Where: - \(a\) and \(b\) are parameters that control the behavior of the system. - \((x_n, y_n)\) represents the state of the system at iteration \(n\).

For the classic values \(a = 1.4\) and \(b = 0.3\), the map exhibits chaotic behavior and forms a strange attractor.

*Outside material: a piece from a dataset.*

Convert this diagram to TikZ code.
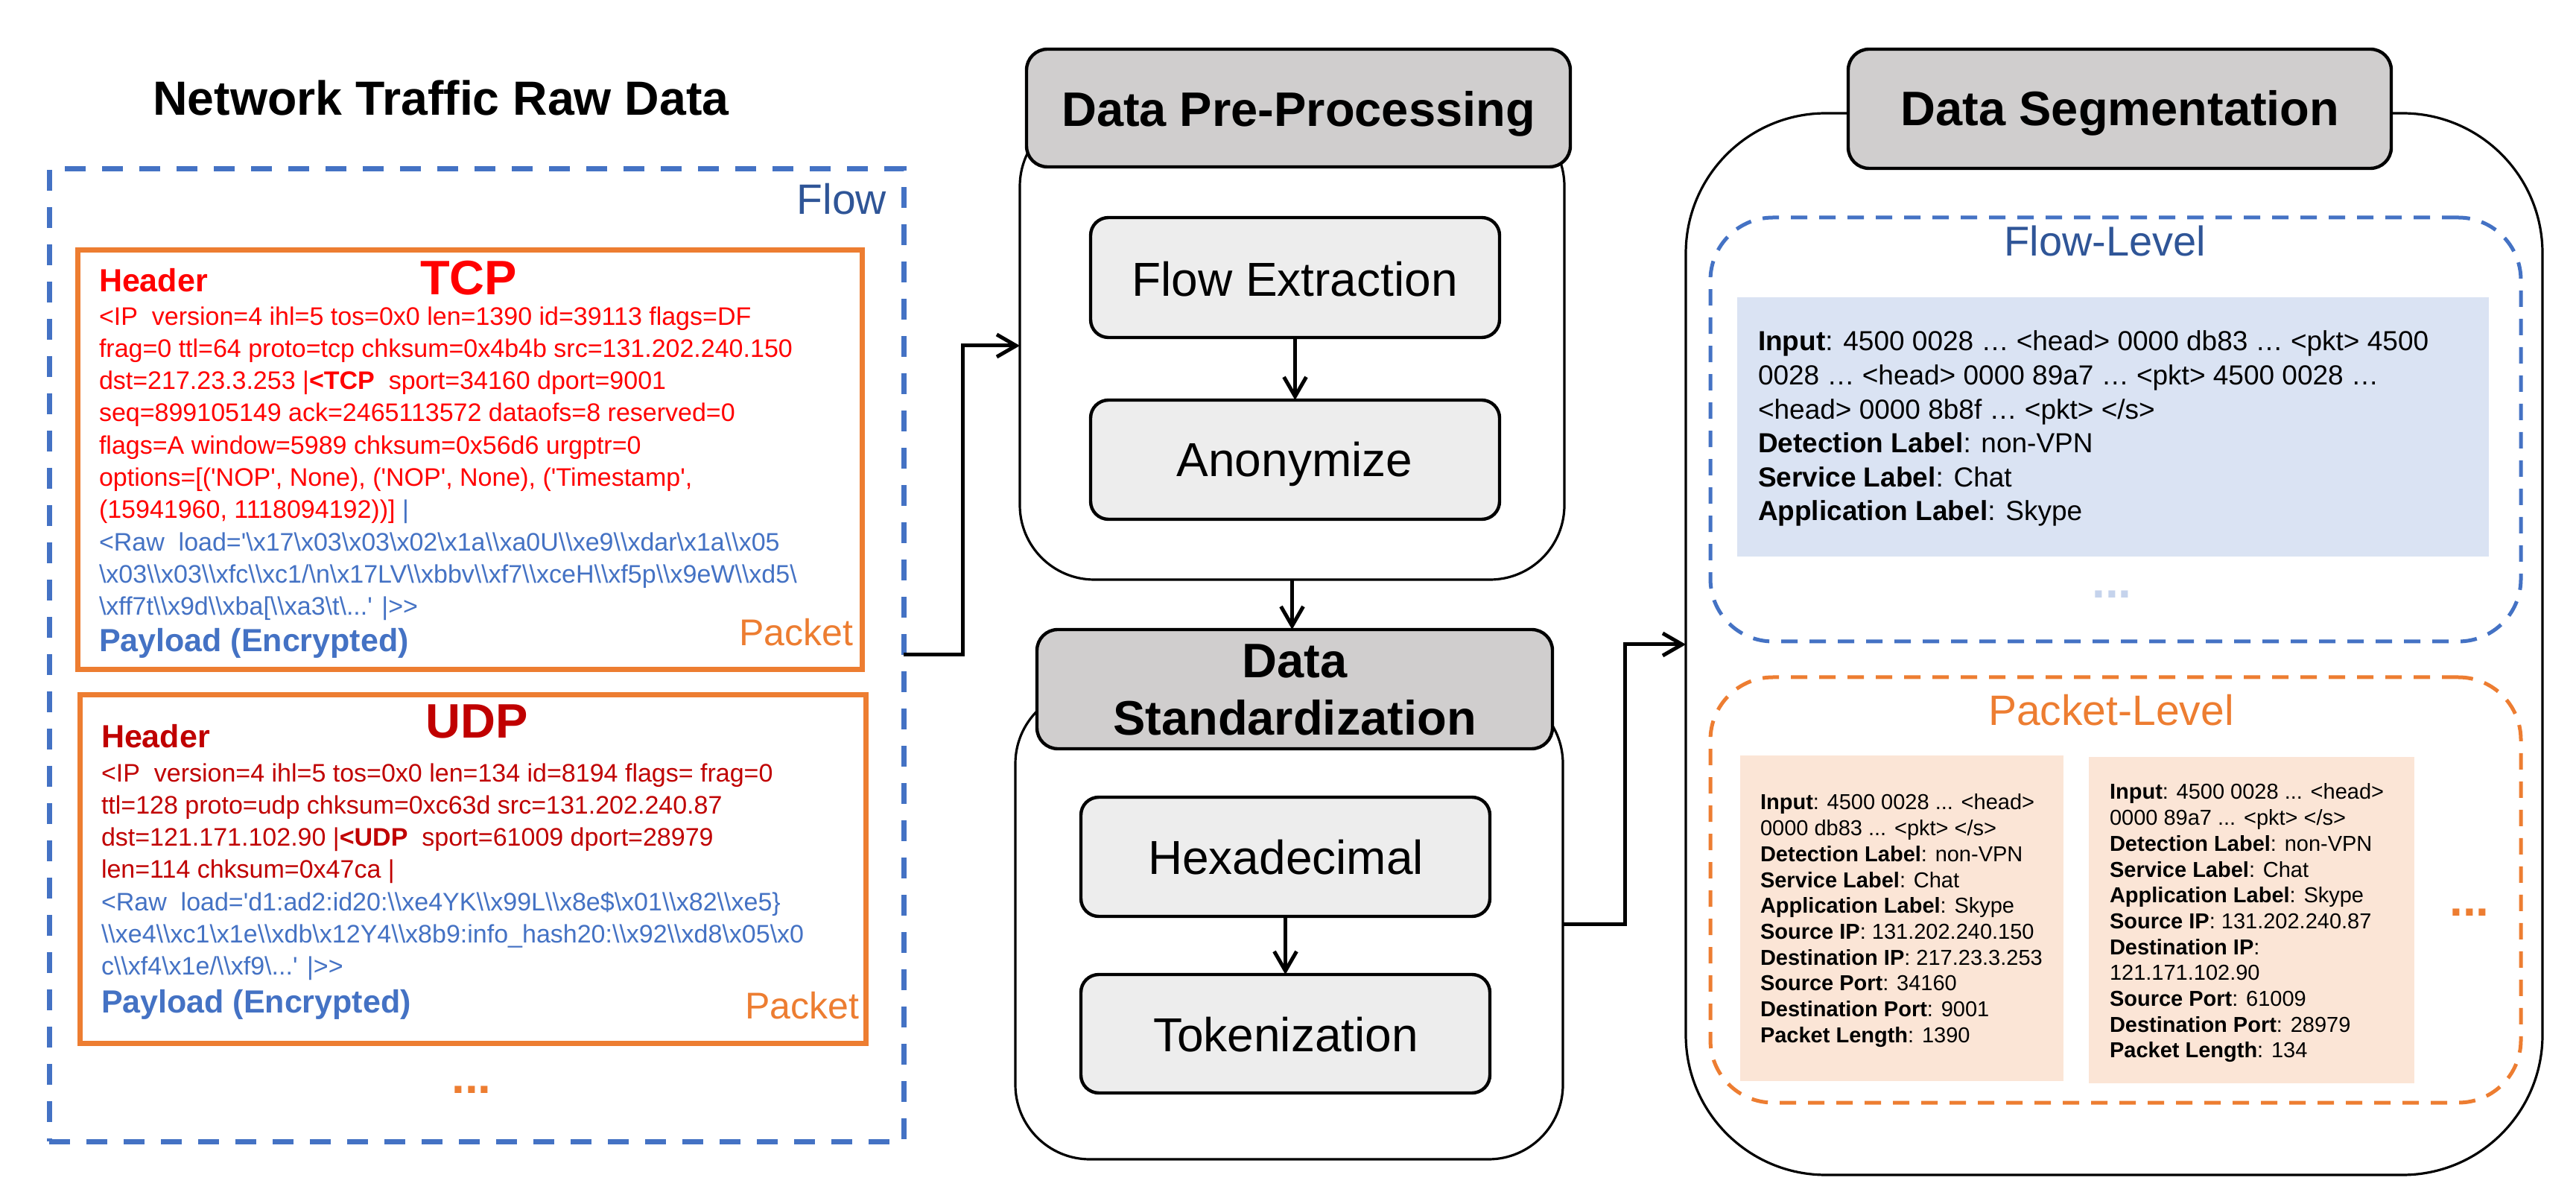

Python Code Example: Simulating and Visualizing the Hénon Map¶

import numpy as np
import matplotlib.pyplot as plt

# Define the Hénon map
def henon_map(x, y, a, b):
    x_next = 1 - a * x**2 + y
    y_next = b * x
    return x_next, y_next

# Parameters
a = 1.4
b = 0.3

# Initial conditions
x, y = 0.0, 0.0

# Number of iterations
iterations = 10000

# Store the results
x_values = []
y_values = []

# Iterate the map
for _ in range(iterations):
    x, y = henon_map(x, y, a, b)
    x_values.append(x)
    y_values.append(y)

# Plot the Hénon attractor
plt.figure(figsize=(8, 8))
plt.scatter(x_values, y_values, s=0.1, color="purple")
plt.title("Hénon Map Attractor")
plt.xlabel("x")
plt.ylabel("y")
plt.grid()
plt.savefig("docs/Mechanics/pic/henon_map.png")
plt.show()

Key Insights¶

Chaotic Behavior: The Hénon map is one of the simplest systems to exhibit chaos, making it a foundational model in dynamical systems.
Strange Attractor: The attractor forms a fractal structure, highlighting the self-similar nature of chaotic systems.
Parameter Sensitivity: Small changes in \(a\) or \(b\) can lead to significant differences in the attractor's shape and dynamics.

Suggested Projects¶

Parameter Exploration: Investigate how varying \(a\) and \(b\) affects the attractor's shape and stability.
Fractal Dimension: Calculate the fractal dimension of the Hénon attractor to quantify its complexity.
Lyapunov Exponent: Compute the Lyapunov exponent to characterize the map's chaotic nature.
3D Visualization: Extend the analysis to include a time dimension or color code the points by iteration.

This example introduces the chaotic dynamics of the Hénon map. Experiment with different initial conditions and parameters to uncover the fascinating behavior of this simple yet rich system!